Een computernetwerk is een verzameling van computers, servers, mainframes, netwerkapparaten, randapparatuur of andere apparaten die met elkaar verbonden zijn om gegevens en bronnen te delen.
Een "host" in een computernetwerk is een apparaat dat gebruikt wordt om gegevens, diensten of applicaties toegankelijk te maken voor gebruikers of andere apparaten in het netwerk. Dit kan een computer, een server of elk ander apparaat met netwerkconnectiviteit zijn. Elke host heeft een uniek adres, zoals een IP-adres, waardoor het in het netwerk geïdentificeerd en bereikt kan worden.

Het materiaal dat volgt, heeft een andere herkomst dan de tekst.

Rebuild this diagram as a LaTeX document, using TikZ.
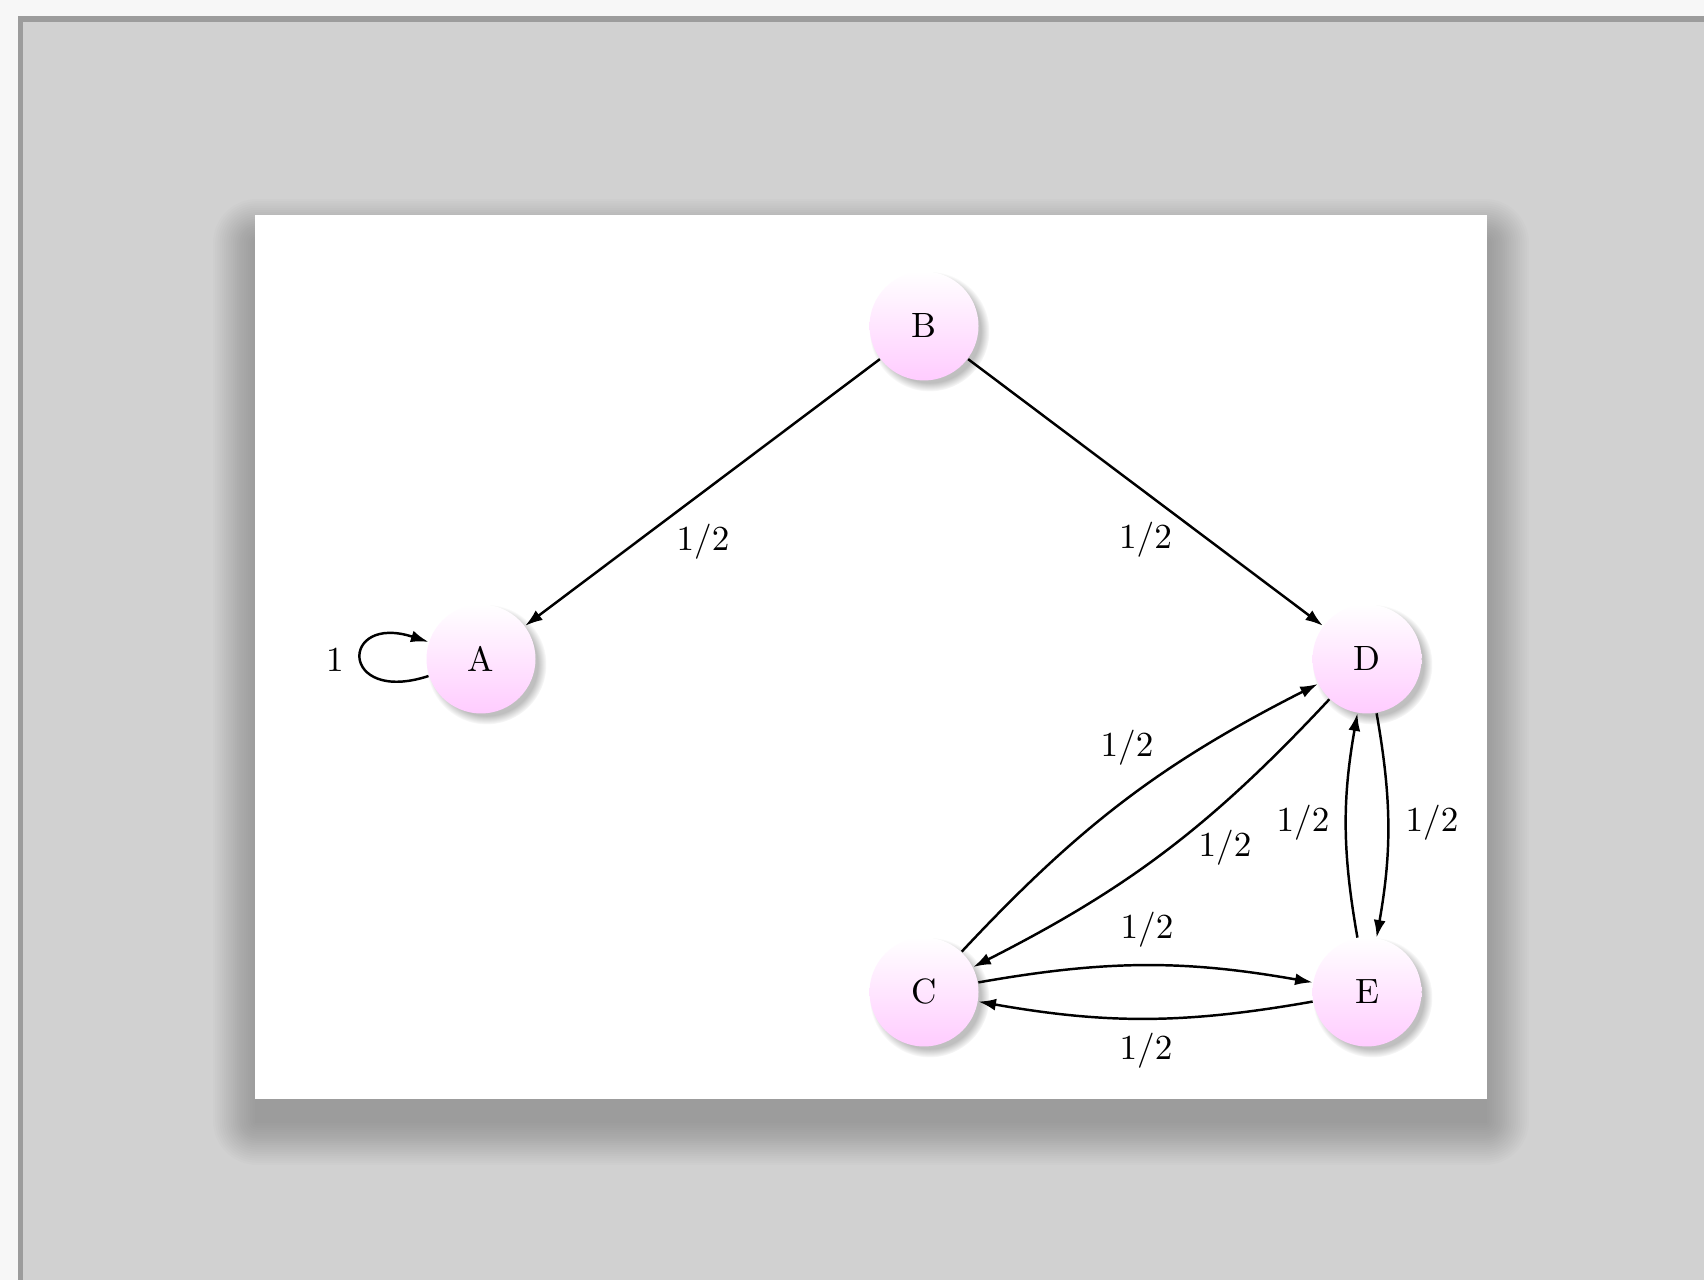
\documentclass[tikz,border=0pt]{standalone}
\usetikzlibrary{shadows,arrows.meta}
\definecolor{viewerbg}{HTML}{D1D1D1}
\definecolor{viewerframe}{HTML}{9C9C9C}
\definecolor{viewerstrip}{HTML}{F7F7F7}
\begin{document}
\begin{tikzpicture}[
  state/.style={circle, minimum size=1.09cm, inner sep=0pt,
    top color=white, bottom color=magenta!20,
    circular drop shadow={shadow xshift=0.05cm, shadow yshift=-0.05cm, opacity=0.5}},
  link/.style={-{Latex[length=5pt,width=3.4pt]}, line width=0.7pt},
  lbl/.style={inner sep=0pt}
]
\useasboundingbox (0,0) rectangle (17.04,12.80);
% viewer background
\fill[viewerstrip] (0,0) rectangle (17.04,12.80);
\fill[viewerframe] (0.18,0) rectangle (17.04,12.64);
\fill[viewerbg] (0.23,0) rectangle (17.04,12.58);
% page shadow
\foreach \i [evaluate=\i as \d using \i*0.022] in {1,...,20}{
  \fill[black, opacity=0.012, rounded corners=\d cm]
    (2.55-\d+0.02, 1.81-0.22-\d) rectangle (14.87+\d-0.02, 10.65-0.28+\d);
}
\fill[white] (2.55,1.81) rectangle (14.87,10.65);

% states
\node[state] (A) at (4.81,6.21) {A};
\node[state] (B) at (9.24,9.54) {B};
\node[state] (C) at (9.24,2.88) {C};
\node[state] (D) at (13.67,6.21) {D};
\node[state] (E) at (13.67,2.88) {E};

% transitions
\draw[link] (B) -- (A);
\draw[link] (B) -- (D);
\draw[link] (A) to[out=198,in=162,distance=9.4mm] (A);
\draw[link] (C) to[bend left=10] (D);
\draw[link] (D) to[bend left=10] (C);
\draw[link] (C) to[bend left=10] (E);
\draw[link] (E) to[bend left=10] (C);
\draw[link] (D) to[bend left=10] (E);
\draw[link] (E) to[bend left=10] (D);

% labels
\node[lbl] (lBA) at (7.03,7.38) {$1/2$};
\node[lbl] (lBD) at (11.455,7.40) {$1/2$};
\node[lbl] (lAA) at (3.35,6.20) {$1$};
\node[lbl] (lCD) at (11.27,5.32) {$1/2$};
\node[lbl] (lDC) at (12.25,4.32) {$1/2$};
\node[lbl] (lED) at (13.03,4.57) {$1/2$};
\node[lbl] (lDE) at (14.32,4.57) {$1/2$};
\node[lbl] (lCE) at (11.47,3.50) {$1/2$};
\node[lbl] (lEC) at (11.46,2.29) {$1/2$};
\end{tikzpicture}
\end{document}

Hosts staan niet rechtstreeks in verbinding met elkaar, maar zijn verbonden via zogenaamde "connectivity devices". Dit zijn apparaten zoals routers, switches en hubs. Deze apparaten regelen het verkeer binnen het netwerk door gegevenspakketten te ontvangen, te interpreteren, en ze naar hun bestemming te sturen. Ze kunnen ook gebruikt worden om netwerken te verbinden met het internet of met andere netwerken.
De communicatie tussen al deze soorten apparaten verloopt via vaste protocollen. Dit zijn verzamelingen van afspraken voor een geslaagde communicatie. Verschillende soorten hosts kunnen met elkaar communiceren over diverse verbindingen omdat ze een gemeenschappelijk protocol gebruiken.